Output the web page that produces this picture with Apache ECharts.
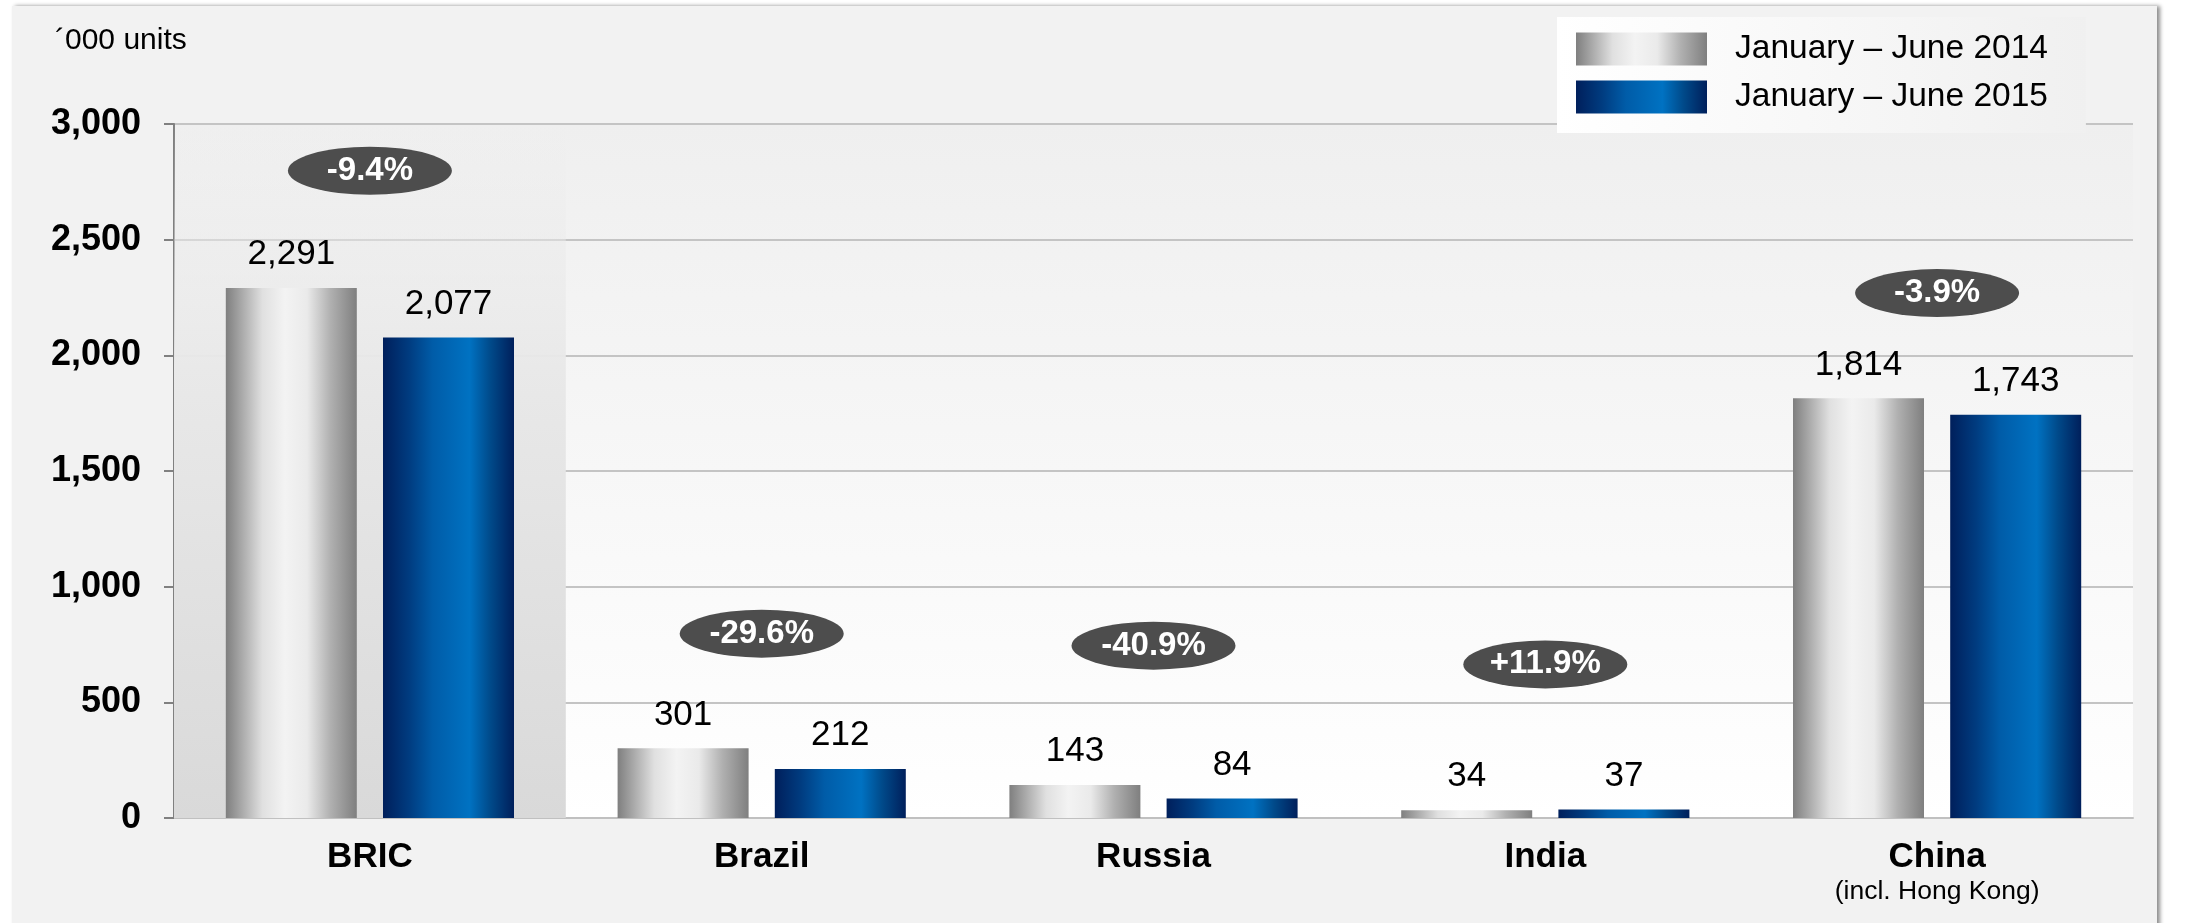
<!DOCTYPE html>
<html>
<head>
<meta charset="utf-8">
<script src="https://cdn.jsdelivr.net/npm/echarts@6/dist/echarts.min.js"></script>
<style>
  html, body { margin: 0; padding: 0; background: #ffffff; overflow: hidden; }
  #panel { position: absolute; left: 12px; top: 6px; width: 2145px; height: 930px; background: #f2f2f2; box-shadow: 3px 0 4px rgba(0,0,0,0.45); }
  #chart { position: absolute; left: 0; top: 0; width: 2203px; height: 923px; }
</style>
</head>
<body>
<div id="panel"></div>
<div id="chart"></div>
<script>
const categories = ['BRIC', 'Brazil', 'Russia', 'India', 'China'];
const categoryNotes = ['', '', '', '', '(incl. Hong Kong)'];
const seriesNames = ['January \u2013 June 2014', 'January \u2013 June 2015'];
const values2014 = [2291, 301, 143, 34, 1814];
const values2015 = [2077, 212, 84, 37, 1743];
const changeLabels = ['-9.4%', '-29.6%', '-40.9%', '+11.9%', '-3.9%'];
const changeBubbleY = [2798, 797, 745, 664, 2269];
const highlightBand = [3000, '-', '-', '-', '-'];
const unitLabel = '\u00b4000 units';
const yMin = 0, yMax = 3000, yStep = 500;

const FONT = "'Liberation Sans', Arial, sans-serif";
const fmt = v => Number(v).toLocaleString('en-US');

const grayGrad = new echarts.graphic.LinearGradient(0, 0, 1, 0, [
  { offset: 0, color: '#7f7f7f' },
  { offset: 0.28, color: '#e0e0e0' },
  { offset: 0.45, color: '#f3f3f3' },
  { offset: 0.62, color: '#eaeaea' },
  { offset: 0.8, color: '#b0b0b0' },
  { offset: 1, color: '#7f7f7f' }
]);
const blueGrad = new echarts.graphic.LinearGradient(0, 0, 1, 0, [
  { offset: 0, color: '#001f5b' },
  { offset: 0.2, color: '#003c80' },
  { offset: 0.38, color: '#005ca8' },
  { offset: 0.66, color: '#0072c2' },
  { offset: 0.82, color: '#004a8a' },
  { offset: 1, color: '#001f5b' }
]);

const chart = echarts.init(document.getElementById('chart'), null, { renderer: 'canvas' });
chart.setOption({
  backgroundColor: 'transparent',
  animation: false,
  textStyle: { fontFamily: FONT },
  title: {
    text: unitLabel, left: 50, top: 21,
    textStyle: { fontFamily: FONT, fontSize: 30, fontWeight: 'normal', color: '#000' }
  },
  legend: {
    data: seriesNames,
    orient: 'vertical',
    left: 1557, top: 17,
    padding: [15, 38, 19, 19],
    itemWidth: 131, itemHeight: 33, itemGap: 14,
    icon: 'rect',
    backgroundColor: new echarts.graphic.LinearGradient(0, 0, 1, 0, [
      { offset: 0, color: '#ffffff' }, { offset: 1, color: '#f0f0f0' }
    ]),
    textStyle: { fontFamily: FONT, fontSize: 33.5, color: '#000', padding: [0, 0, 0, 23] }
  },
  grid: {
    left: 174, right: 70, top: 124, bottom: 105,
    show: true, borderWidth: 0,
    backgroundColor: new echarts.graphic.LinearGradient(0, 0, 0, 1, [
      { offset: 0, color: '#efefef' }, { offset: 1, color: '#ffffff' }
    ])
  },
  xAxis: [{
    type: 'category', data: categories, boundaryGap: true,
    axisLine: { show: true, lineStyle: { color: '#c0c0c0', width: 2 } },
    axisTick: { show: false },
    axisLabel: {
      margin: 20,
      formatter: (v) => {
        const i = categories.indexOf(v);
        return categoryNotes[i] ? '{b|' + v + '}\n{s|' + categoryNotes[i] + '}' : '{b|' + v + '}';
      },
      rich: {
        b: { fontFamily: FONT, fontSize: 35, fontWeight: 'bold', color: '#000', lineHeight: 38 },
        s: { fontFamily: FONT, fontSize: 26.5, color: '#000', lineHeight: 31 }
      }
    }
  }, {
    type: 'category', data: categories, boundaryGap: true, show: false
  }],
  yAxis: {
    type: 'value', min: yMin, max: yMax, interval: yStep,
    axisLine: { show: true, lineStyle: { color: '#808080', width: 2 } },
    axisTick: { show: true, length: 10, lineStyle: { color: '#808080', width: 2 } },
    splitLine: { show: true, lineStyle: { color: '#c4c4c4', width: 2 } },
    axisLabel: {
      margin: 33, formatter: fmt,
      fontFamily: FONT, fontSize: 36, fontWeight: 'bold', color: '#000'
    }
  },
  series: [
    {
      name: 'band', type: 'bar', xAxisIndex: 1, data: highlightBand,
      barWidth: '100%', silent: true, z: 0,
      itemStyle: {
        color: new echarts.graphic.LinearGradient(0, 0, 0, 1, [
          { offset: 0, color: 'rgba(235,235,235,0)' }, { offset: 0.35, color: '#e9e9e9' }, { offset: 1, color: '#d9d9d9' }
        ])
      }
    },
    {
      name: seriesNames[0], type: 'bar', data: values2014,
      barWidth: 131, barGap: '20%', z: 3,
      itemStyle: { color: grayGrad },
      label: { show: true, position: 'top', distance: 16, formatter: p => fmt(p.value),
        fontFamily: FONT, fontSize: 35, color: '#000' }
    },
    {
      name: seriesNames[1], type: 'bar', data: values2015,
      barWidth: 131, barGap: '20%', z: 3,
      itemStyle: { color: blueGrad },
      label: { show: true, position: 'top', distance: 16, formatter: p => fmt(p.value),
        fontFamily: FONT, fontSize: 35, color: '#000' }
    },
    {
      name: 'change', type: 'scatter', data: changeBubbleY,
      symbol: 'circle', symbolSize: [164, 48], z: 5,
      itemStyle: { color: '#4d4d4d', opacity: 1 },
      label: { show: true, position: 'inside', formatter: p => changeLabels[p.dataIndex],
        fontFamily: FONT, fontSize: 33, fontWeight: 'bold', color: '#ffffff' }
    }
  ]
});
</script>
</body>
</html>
··········
Aim. Restate the whole of the material word for word without the pictures.

Correct output.
Output the web page that produces this picture with Apache ECharts.
<!DOCTYPE html>
<html>
<head>
<meta charset="utf-8">
<script src="https://cdn.jsdelivr.net/npm/echarts@6/dist/echarts.min.js"></script>
<style>
  html, body { margin: 0; padding: 0; background: #ffffff; overflow: hidden; }
  #panel { position: absolute; left: 12px; top: 6px; width: 2145px; height: 930px; background: #f2f2f2; box-shadow: 3px 0 4px rgba(0,0,0,0.45); }
  #chart { position: absolute; left: 0; top: 0; width: 2203px; height: 923px; }
</style>
</head>
<body>
<div id="panel"></div>
<div id="chart"></div>
<script>
const categories = ['BRIC', 'Brazil', 'Russia', 'India', 'China'];
const categoryNotes = ['', '', '', '', '(incl. Hong Kong)'];
const seriesNames = ['January \u2013 June 2014', 'January \u2013 June 2015'];
const values2014 = [2291, 301, 143, 34, 1814];
const values2015 = [2077, 212, 84, 37, 1743];
const changeLabels = ['-9.4%', '-29.6%', '-40.9%', '+11.9%', '-3.9%'];
const changeBubbleY = [2798, 797, 745, 664, 2269];
const highlightBand = [3000, '-', '-', '-', '-'];
const unitLabel = '\u00b4000 units';
const yMin = 0, yMax = 3000, yStep = 500;

const FONT = "'Liberation Sans', Arial, sans-serif";
const fmt = v => Number(v).toLocaleString('en-US');

const grayGrad = new echarts.graphic.LinearGradient(0, 0, 1, 0, [
  { offset: 0, color: '#7f7f7f' },
  { offset: 0.28, color: '#e0e0e0' },
  { offset: 0.45, color: '#f3f3f3' },
  { offset: 0.62, color: '#eaeaea' },
  { offset: 0.8, color: '#b0b0b0' },
  { offset: 1, color: '#7f7f7f' }
]);
const blueGrad = new echarts.graphic.LinearGradient(0, 0, 1, 0, [
  { offset: 0, color: '#001f5b' },
  { offset: 0.2, color: '#003c80' },
  { offset: 0.38, color: '#005ca8' },
  { offset: 0.66, color: '#0072c2' },
  { offset: 0.82, color: '#004a8a' },
  { offset: 1, color: '#001f5b' }
]);

const chart = echarts.init(document.getElementById('chart'), null, { renderer: 'canvas' });
chart.setOption({
  backgroundColor: 'transparent',
  animation: false,
  textStyle: { fontFamily: FONT },
  title: {
    text: unitLabel, left: 50, top: 21,
    textStyle: { fontFamily: FONT, fontSize: 30, fontWeight: 'normal', color: '#000' }
  },
  legend: {
    data: seriesNames,
    orient: 'vertical',
    left: 1557, top: 17,
    padding: [15, 38, 19, 19],
    itemWidth: 131, itemHeight: 33, itemGap: 14,
    icon: 'rect',
    backgroundColor: new echarts.graphic.LinearGradient(0, 0, 1, 0, [
      { offset: 0, color: '#ffffff' }, { offset: 1, color: '#f0f0f0' }
    ]),
    textStyle: { fontFamily: FONT, fontSize: 33.5, color: '#000', padding: [0, 0, 0, 23] }
  },
  grid: {
    left: 174, right: 70, top: 124, bottom: 105,
    show: true, borderWidth: 0,
    backgroundColor: new echarts.graphic.LinearGradient(0, 0, 0, 1, [
      { offset: 0, color: '#efefef' }, { offset: 1, color: '#ffffff' }
    ])
  },
  xAxis: [{
    type: 'category', data: categories, boundaryGap: true,
    axisLine: { show: true, lineStyle: { color: '#c0c0c0', width: 2 } },
    axisTick: { show: false },
    axisLabel: {
      margin: 20,
      formatter: (v) => {
        const i = categories.indexOf(v);
        return categoryNotes[i] ? '{b|' + v + '}\n{s|' + categoryNotes[i] + '}' : '{b|' + v + '}';
      },
      rich: {
        b: { fontFamily: FONT, fontSize: 35, fontWeight: 'bold', color: '#000', lineHeight: 38 },
        s: { fontFamily: FONT, fontSize: 26.5, color: '#000', lineHeight: 31 }
      }
    }
  }, {
    type: 'category', data: categories, boundaryGap: true, show: false
  }],
  yAxis: {
    type: 'value', min: yMin, max: yMax, interval: yStep,
    axisLine: { show: true, lineStyle: { color: '#808080', width: 2 } },
    axisTick: { show: true, length: 10, lineStyle: { color: '#808080', width: 2 } },
    splitLine: { show: true, lineStyle: { color: '#c4c4c4', width: 2 } },
    axisLabel: {
      margin: 33, formatter: fmt,
      fontFamily: FONT, fontSize: 36, fontWeight: 'bold', color: '#000'
    }
  },
  series: [
    {
      name: 'band', type: 'bar', xAxisIndex: 1, data: highlightBand,
      barWidth: '100%', silent: true, z: 0,
      itemStyle: {
        color: new echarts.graphic.LinearGradient(0, 0, 0, 1, [
          { offset: 0, color: 'rgba(235,235,235,0)' }, { offset: 0.35, color: '#e9e9e9' }, { offset: 1, color: '#d9d9d9' }
        ])
      }
    },
    {
      name: seriesNames[0], type: 'bar', data: values2014,
      barWidth: 131, barGap: '20%', z: 3,
      itemStyle: { color: grayGrad },
      label: { show: true, position: 'top', distance: 16, formatter: p => fmt(p.value),
        fontFamily: FONT, fontSize: 35, color: '#000' }
    },
    {
      name: seriesNames[1], type: 'bar', data: values2015,
      barWidth: 131, barGap: '20%', z: 3,
      itemStyle: { color: blueGrad },
      label: { show: true, position: 'top', distance: 16, formatter: p => fmt(p.value),
        fontFamily: FONT, fontSize: 35, color: '#000' }
    },
    {
      name: 'change', type: 'scatter', data: changeBubbleY,
      symbol: 'circle', symbolSize: [164, 48], z: 5,
      itemStyle: { color: '#4d4d4d', opacity: 1 },
      label: { show: true, position: 'inside', formatter: p => changeLabels[p.dataIndex],
        fontFamily: FONT, fontSize: 33, fontWeight: 'bold', color: '#ffffff' }
    }
  ]
});
</script>
</body>
</html>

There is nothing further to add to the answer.